**Directions for this task:** Check each line of the listing for the string "picture", count the lines that have it, and answer with that number only.

══════

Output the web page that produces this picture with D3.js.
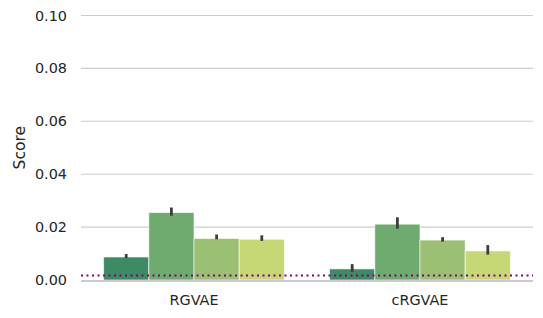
<!DOCTYPE html>
<html>
<head>
<meta charset="utf-8">
<script src="https://cdn.jsdelivr.net/npm/d3@7"></script>
<style>
  body { margin: 0; background: #fff; }
  text { font-family: "DejaVu Sans", sans-serif; fill: #262626; }
</style>
</head>
<body>
<div id="chart"></div>
<script>
// models on the x axis, four runs per model
var models = ["RGVAE", "cRGVAE"];
var runs = ["r1", "r2", "r3", "r4"];
var scores = [
    [0.0087, 0.0255, 0.0157, 0.0154],
    [0.0042, 0.0211, 0.0151, 0.0110]];
var errLow = [
    [0.0083, 0.0243, 0.0154, 0.0148],
    [0.0031, 0.0194, 0.0145, 0.0096]];
var errHigh = [
    [0.0098, 0.0274, 0.0172, 0.0169],
    [0.0060, 0.0237, 0.0162, 0.0132]];
var baseline = 0.0017;
var yTicks = [0, 0.02, 0.04, 0.06, 0.08, 0.10];

var width = 543,
    height = 318,
    margin = {top: 15.5, right: 10, bottom: 38, left: 81};

var color = d3.scaleOrdinal()
    .domain(runs)
    .range(["#3e8a65", "#6faa6e", "#9bbf73", "#c6d775"]);

var x = d3.scaleBand()
    .domain(models)
    .range([margin.left, width - margin.right]);

var xInner = d3.scaleBand()
    .domain(runs)
    .range([0, x.bandwidth() * 0.8]);

var y = d3.scaleLinear()
    .domain([0, 0.10])
    .range([height - margin.bottom, margin.top]);

var svg = d3.select("#chart")
    .append("svg")
    .attr("width", width)
    .attr("height", height);

// grid
svg.append("g")
    .selectAll("line")
    .data(yTicks.slice(1))
    .enter().append("line")
    .attr("x1", margin.left)
    .attr("x2", width - margin.right)
    .attr("y1", function (d) { return y(d); })
    .attr("y2", function (d) { return y(d); })
    .attr("stroke", "#cccccc")
    .attr("stroke-width", 1.1);

// y labels
svg.append("g")
    .selectAll("text")
    .data(yTicks)
    .enter().append("text")
    .attr("x", margin.left - 14)
    .attr("y", function (d) { return y(d); })
    .attr("dy", "0.35em")
    .attr("text-anchor", "end")
    .style("font-size", "14.4px")
    .text(function (d) { return d3.format(".2f")(d); });

svg.append("text")
    .attr("transform", "translate(25," + (height - margin.bottom + margin.top) / 2 + ") rotate(-90)")
    .attr("text-anchor", "middle")
    .style("font-size", "15.5px")
    .text("Score");

// bars
var flat = [];
models.forEach(function (m, i) {
    runs.forEach(function (r, j) {
        flat.push({model: m, run: r, value: scores[i][j], lo: errLow[i][j], hi: errHigh[i][j]});
    });
});

var bars = svg.append("g")
    .selectAll("g")
    .data(flat)
    .enter().append("g")
    .attr("transform", function (d) {
        return "translate(" + (x(d.model) + x.bandwidth() * 0.1 + xInner(d.run)) + ",0)";
    });

bars.append("rect")
    .attr("x", 0)
    .attr("width", xInner.bandwidth())
    .attr("y", function (d) { return y(d.value); })
    .attr("height", function (d) { return y(0) - y(d.value); })
    .attr("fill", function (d) { return color(d.run); })
    .attr("stroke", "#ffffff")
    .attr("stroke-opacity", 0.6)
    .attr("stroke-width", 1);

bars.append("line")
    .attr("x1", xInner.bandwidth() / 2)
    .attr("x2", xInner.bandwidth() / 2)
    .attr("y1", function (d) { return y(d.lo); })
    .attr("y2", function (d) { return y(d.hi); })
    .attr("stroke", "#3d3d3d")
    .attr("stroke-width", 2.8)
    .attr("stroke-linecap", "butt");

// bottom spine
svg.append("line")
    .attr("x1", margin.left)
    .attr("x2", width - margin.right)
    .attr("y1", y(0) + 1)
    .attr("y2", y(0) + 1)
    .attr("stroke", "#cccccc")
    .attr("stroke-width", 1.8);

// baseline
svg.append("line")
    .attr("x1", margin.left)
    .attr("x2", width - margin.right)
    .attr("y1", y(baseline))
    .attr("y2", y(baseline))
    .attr("stroke", "#800080")
    .attr("stroke-width", 2)
    .attr("stroke-dasharray", "2,3.5");

// x labels
svg.append("g")
    .selectAll("text")
    .data(models)
    .enter().append("text")
    .attr("x", function (d) { return x(d) + x.bandwidth() / 2; })
    .attr("y", 305)
    .attr("text-anchor", "middle")
    .style("font-size", "14.4px")
    .text(function (d) { return d; });
</script>
</body>
</html>
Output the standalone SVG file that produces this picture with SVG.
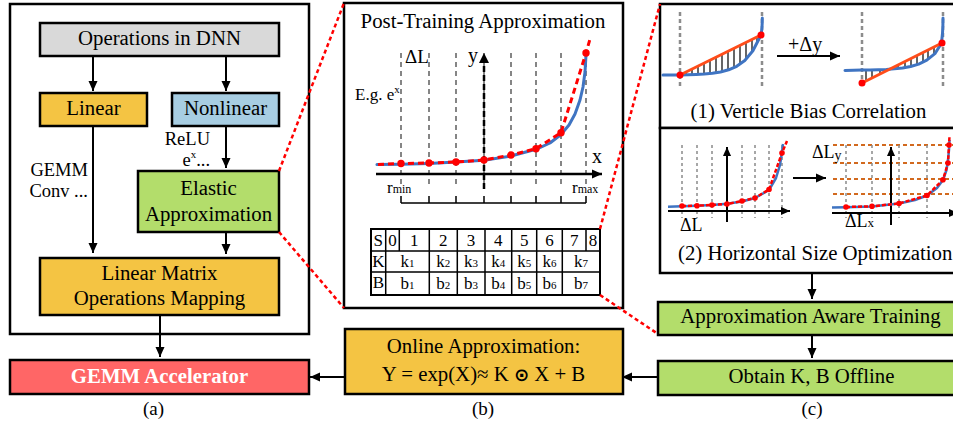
<svg xmlns="http://www.w3.org/2000/svg" width="953" height="423" viewBox="0 0 953 423">
<defs>
<style>
.t{font-family:"Liberation Serif","Times New Roman",serif;font-size:20.8px;fill:#000}
.c{text-anchor:middle}
.e{text-anchor:end}
.bx{stroke:#000;stroke-width:2.5}
.fr{fill:#fff;stroke:#000;stroke-width:2.5}
.ar{stroke:#000;stroke-width:2;fill:none;marker-end:url(#ah)}
.ars{stroke:#000;stroke-width:2;fill:none;marker-end:url(#ahs)}
.rd{stroke:#f00;stroke-width:2.5;stroke-dasharray:4 3;fill:none}
.gr{stroke:#858585;stroke-width:2;stroke-dasharray:5 4;fill:none}
.gs{stroke:#8a8a8a;stroke-width:1.5;stroke-dasharray:3 3;fill:none}
.bl{stroke:#3f74c2;stroke-width:3;fill:none;stroke-linejoin:round;stroke-linecap:round}
.bls{stroke:#3f74c2;stroke-width:2.5;fill:none;stroke-linejoin:round}
.rdl{stroke:#f00;stroke-width:3;stroke-dasharray:6 4;fill:none}
.rds{stroke:#f00;stroke-width:2.5;stroke-dasharray:4 2;fill:none}
.dot{fill:#f00}
.or{stroke:#ff4d1a;stroke-width:3;fill:none}
.oh{stroke:#d2691e;stroke-width:2;stroke-dasharray:4 3;fill:none}
.tb{fill:none;stroke:#000;stroke-width:1.5}
</style>
<marker id="ah" viewBox="0 0 10 10" refX="10" refY="5" markerWidth="10" markerHeight="10" markerUnits="userSpaceOnUse" orient="auto"><path d="M0,0.5 L10,5 L0,9.5 z" fill="#000"/></marker>
<marker id="ahs" viewBox="0 0 10 10" refX="10" refY="5" markerWidth="9" markerHeight="9" markerUnits="userSpaceOnUse" orient="auto"><path d="M0,0.5 L10,5 L0,9.5 z" fill="#000"/></marker>
</defs>
<rect width="953" height="423" fill="#fff"/>

<!-- panel frames -->
<g id="frame-a"><rect x="10" y="4" width="299" height="330" class="fr"/></g>
<g id="frame-b"><rect x="344" y="3" width="279" height="305" class="fr"/></g>

<!-- panel (a) nodes -->
<g id="ops"><rect x="40" y="23" width="239" height="33" fill="#d9d9d9" class="bx"/><text x="159.5" y="45" class="t c">Operations in DNN</text></g>
<g id="linear"><rect x="40" y="93" width="107" height="33" fill="#f4c443" class="bx"/><text x="93.5" y="115" class="t c">Linear</text></g>
<g id="nonlinear"><rect x="172" y="93" width="107" height="33" fill="#a7cde2" class="bx"/><text x="225.5" y="115" class="t c">Nonlinear</text></g>
<g id="elastic"><rect x="138" y="171" width="141" height="61" fill="#b3dd6b" class="bx"/><text x="208.5" y="195" class="t c">Elastic</text><text x="208.5" y="221" class="t c">Approximation</text></g>
<g id="lmom"><rect x="40" y="258" width="239" height="57" fill="#f4c443" class="bx"/><text x="159.5" y="280" class="t c">Linear Matrix</text><text x="159.5" y="305" class="t c">Operations Mapping</text></g>
<g id="gemm"><rect x="10" y="360" width="299" height="34" fill="#ff6666" class="bx"/><text x="159.5" y="383" class="t c" font-weight="bold" style="fill:#fff">GEMM Accelerator</text></g>
<g id="labels-a">
<text x="210" y="145" class="t e" style="font-size:18.5px">ReLU</text>
<text x="210" y="166" class="t e" style="font-size:18.5px">e<tspan dy="-8" style="font-size:11px">x</tspan><tspan dy="8">...</tspan></text>
<text x="88" y="176" class="t e" style="font-size:18.5px">GEMM</text>
<text x="88" y="197" class="t e" style="font-size:18.5px">Conv ...</text>
<text x="153.5" y="415" class="t c" style="font-size:19px">(a)</text>
</g>

<!-- panel (b) -->
<g id="plot-b">
<text x="483" y="28" class="t c">Post-Training Approximation</text>
<path class="gr" d="M401,53V184M429,53V184M456,53V184M484,53V184M511,53V184M536,53V184M561,53V184M586,53V184"/>
<line x1="484" y1="189" x2="484" y2="57" stroke="#000" stroke-width="2.5" stroke-dasharray="6 3"/>
<path d="M484,53 L479,63 L489,63 z" fill="#000"/>
<path class="ar" d="M376,174H602" style="stroke-width:2.5"/>
<path class="bl" d="M377,164.6 L401,164.2 L429,163.4 L456,162.1 L484,160.2 L511,156 L536,149.3 L550,143 L561,134.5 L569,125 L575,114 L580,100 L583,87 L585,72 L586,55"/>
<path class="rdl" d="M378,164.6 L401,163.5 L429,163 L456,162 L484,160 L511,155 L536,148.7 L561,132.7 L586,53 L590,39"/>
<g class="dot"><circle cx="401" cy="163.5" r="3.7"/><circle cx="429" cy="163" r="3.7"/><circle cx="456" cy="162" r="3.7"/><circle cx="484" cy="160" r="3.7"/><circle cx="511" cy="155" r="3.7"/><circle cx="536" cy="148.7" r="3.7"/><circle cx="561" cy="132.7" r="3.7"/><circle cx="586" cy="53" r="3.7"/></g>
<path stroke="#000" stroke-width="1.5" fill="none" d="M401,203H586M401,196V203M429,196V203M456,196V203M484,196V203M511,196V203M536,196V203M561,196V203M586,196V203"/>
<text x="405" y="63" class="t" style="font-size:19px">ΔL</text>
<text x="468" y="62" class="t" style="font-size:20px">y</text>
<text x="355" y="100" class="t" style="font-size:17px">E.g. e<tspan dy="-7" style="font-size:11px">x</tspan></text>
<text x="592" y="163" class="t" style="font-size:20px">x</text>
<text x="387" y="193" class="t" style="font-size:17px">r<tspan style="font-size:12px">min</tspan></text>
<text x="572" y="193" class="t" style="font-size:17px">r<tspan style="font-size:12px">max</tspan></text>
</g>
<g id="table-b">
<rect x="371" y="229" width="229" height="66" fill="#fff" stroke="#000" stroke-width="2"/>
<path class="tb" d="M371,251H600M371,272H600M385.7,229V295M399.3,229V251M429.3,229V295M457.3,229V295M485,229V295M511.7,229V295M536.7,229V295M562.3,229V295M586,229V251"/>
<g class="t c" style="font-size:17px">
<text x="378.3" y="246">S</text><text x="392.5" y="246">0</text><text x="414.3" y="246">1</text><text x="443.3" y="246">2</text><text x="471" y="246">3</text><text x="498.3" y="246">4</text><text x="524.2" y="246">5</text><text x="549.5" y="246">6</text><text x="574.2" y="246">7</text><text x="593" y="246">8</text>
<text x="378.3" y="267">K</text><text x="407.5" y="267">k<tspan style="font-size:11px">1</tspan></text><text x="443.3" y="267">k<tspan style="font-size:11px">2</tspan></text><text x="471" y="267">k<tspan style="font-size:11px">3</tspan></text><text x="498.3" y="267">k<tspan style="font-size:11px">4</tspan></text><text x="524.2" y="267">k<tspan style="font-size:11px">5</tspan></text><text x="549.5" y="267">k<tspan style="font-size:11px">6</tspan></text><text x="581" y="267">k<tspan style="font-size:11px">7</tspan></text>
<text x="378.3" y="288">B</text><text x="407.5" y="289">b<tspan style="font-size:11px">1</tspan></text><text x="443.3" y="289">b<tspan style="font-size:11px">2</tspan></text><text x="471" y="289">b<tspan style="font-size:11px">3</tspan></text><text x="498.3" y="289">b<tspan style="font-size:11px">4</tspan></text><text x="524.2" y="289">b<tspan style="font-size:11px">5</tspan></text><text x="549.5" y="289">b<tspan style="font-size:11px">6</tspan></text><text x="581" y="289">b<tspan style="font-size:11px">7</tspan></text>
</g>
</g>
<g id="online"><rect x="345" y="329" width="278" height="65" fill="#f4c443" class="bx"/><text x="483.5" y="353" class="t c">Online Approximation:</text><text x="483.5" y="381" class="t c">Y = exp(X)≈ K <tspan style="font-family:'DejaVu Sans',sans-serif;font-weight:bold;font-size:18px">⊙</tspan> X + B</text></g>
<text x="483" y="415" class="t c" style="font-size:19px">(b)</text>

<!-- panel (c) -->
<g id="vbc">
<rect x="660" y="4" width="302" height="124" class="fr"/>
<path stroke="#8c8c8c" stroke-width="2.5" stroke-dasharray="4 3" fill="none" d="M680,12V88M762,12V88M862,12V88M943,12V88"/>
<path stroke="#000" stroke-width="1.2" fill="none" d="M686,72V74.9M692,69.1V74.7M698,66.1V74.4M704,63.1V74.1M710,60.2V73.5M716,57.2V72.8M722,54.3V71.7M728,51.3V70M734,48.3V67.7M740,45.4V64.3M746,42.4V59.4M752,39.4V52.2M757,37V43.9M866,70V81M872,69.9V78M880,69.6V74M898,65V68.5M905,61.5V67.6M911,58.5V66.4M917,55.5V64.7M923,52.5V62.2M928,50V59.4M934,47V54.6"/>
<path class="bl" d="M663,75 L680,75 L688.1,74.8 L696.2,74.5 L704.3,74.1 L712.4,73.3 L720.5,72 L728.6,69.8 L736.7,66.3 L744.8,60.5 L752.9,50.8 L761,35 C762,30 762.3,25 762.3,18"/>
<path class="bl" d="M845,70.5 L862,70 L870.1,69.9 L878.2,69.7 L886.3,69.4 L894.4,68.8 L902.5,67.95 L910.6,66.5 L918.7,64.1 L926.8,60.2 L934.9,53.7 L941,44 C942.5,38 943,30 943,18"/>
<path class="or" d="M680,75 L761,35M862,83 L942,43"/>
<g class="dot"><circle cx="680" cy="75" r="3.5"/><circle cx="761" cy="35" r="3.5"/><circle cx="862" cy="83" r="3.5"/><circle cx="942" cy="43" r="3.5"/></g>
<path class="ar" d="M777,56H840"/>
<text x="788" y="51" class="t" style="font-size:20px">+Δy</text>
<text x="808.5" y="118" class="t c">(1) Verticle Bias Correlation</text>
</g>
<g id="hso">
<rect x="660" y="128" width="302" height="145" class="fr"/>
<path class="gs" d="M682,145V218M697,145V218M712,145V218M742,145V218M755,145V218M769,145V218M782,145V218"/>
<path class="ars" d="M668,211H790"/>
<path class="ars" d="M727,222V147"/>
<path class="bls" d="M668,206.7 L682,206.3 L697,205.8 L712,205 L727,203.8 L742,201.5 L755,198 L769,190 L776,178 L780,165 L782,152 L783,144"/>
<path class="rds" d="M682,206 L697,205.7 L712,205 L727,204 L742,201 L755,198 L769,189.5 L782,153 L787,141"/>
<g class="dot"><circle cx="682" cy="206" r="2.8"/><circle cx="697" cy="205.7" r="2.8"/><circle cx="712" cy="205" r="2.8"/><circle cx="727" cy="204" r="2.8"/><circle cx="742" cy="201" r="2.8"/><circle cx="755" cy="198" r="2.8"/><circle cx="769" cy="189.5" r="2.8"/><circle cx="782" cy="153" r="2.8"/></g>
<text x="680" y="231" class="t" style="font-size:18px">ΔL</text>
<path class="ar" d="M793,178H826"/>
<path class="oh" d="M833,145H960M833,163H960M833,179H960M833,194H960"/>
<path class="gs" d="M846,145V218M872,145V218M899,145V218M927,145V218"/>
<path class="ars" d="M832,213H958"/>
<path class="ars" d="M891,225V147"/>
<path class="bls" d="M832,207.5 L846,207.2 L872,206.5 L899,203.5 L915,200 L927,195.5 L937,188 L943,180 L946.5,170 L948,160 L949,150 L949.5,140"/>
<path class="rds" d="M846,207 L872,206.3 L899,203.5 L927,195.5 L943,179.7 L948,163 L949,145 L949.5,136"/>
<g class="dot"><circle cx="846" cy="207" r="2.8"/><circle cx="872" cy="206.3" r="2.8"/><circle cx="899" cy="203.5" r="2.8"/><circle cx="927" cy="195.5" r="2.8"/><circle cx="943" cy="179.7" r="2.8"/><circle cx="948" cy="163" r="2.8"/><circle cx="949" cy="145" r="2.8"/></g>
<text x="812" y="158" class="t" style="font-size:18px">ΔL<tspan dy="2" style="font-size:14px">y</tspan></text>
<text x="845" y="227" class="t" style="font-size:18px">ΔL<tspan style="font-size:13px">x</tspan></text>
<text x="678" y="260" class="t">(2) Horizontal Size Optimization</text>
</g>
<g id="aat"><rect x="658" y="302" width="305" height="33" fill="#b3dd6b" class="bx"/><text x="810.5" y="323" class="t c">Approximation Aware Training</text></g>
<g id="obtain"><rect x="658" y="361" width="305" height="34" fill="#b3dd6b" class="bx"/><text x="811.5" y="383" class="t c">Obtain K, B Offline</text></g>
<text x="812" y="415" class="t c" style="font-size:19px">(c)</text>

<!-- connectors -->
<g id="connectors">
<path class="ar" d="M93,56V91"/>
<path class="ar" d="M226,56V91"/>
<path class="ar" d="M93,126V253"/>
<path class="ar" d="M226,126V168"/>
<path class="ar" d="M226,232V254"/>
<path class="ar" d="M160,315V357"/>
<path class="ar" d="M345,377H310"/>
<path class="ar" d="M658,377H622"/>
<path class="ar" d="M812,273V299"/>
<path class="ar" d="M812,335V358"/>
<path class="rd" d="M279,171L344,3"/>
<path class="rd" d="M279,232L344,308"/>
<path class="rd" d="M600,229L660,4"/>
<path class="rd" d="M600,295L658,334"/>
</g>
</svg>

══════

**In response:** 2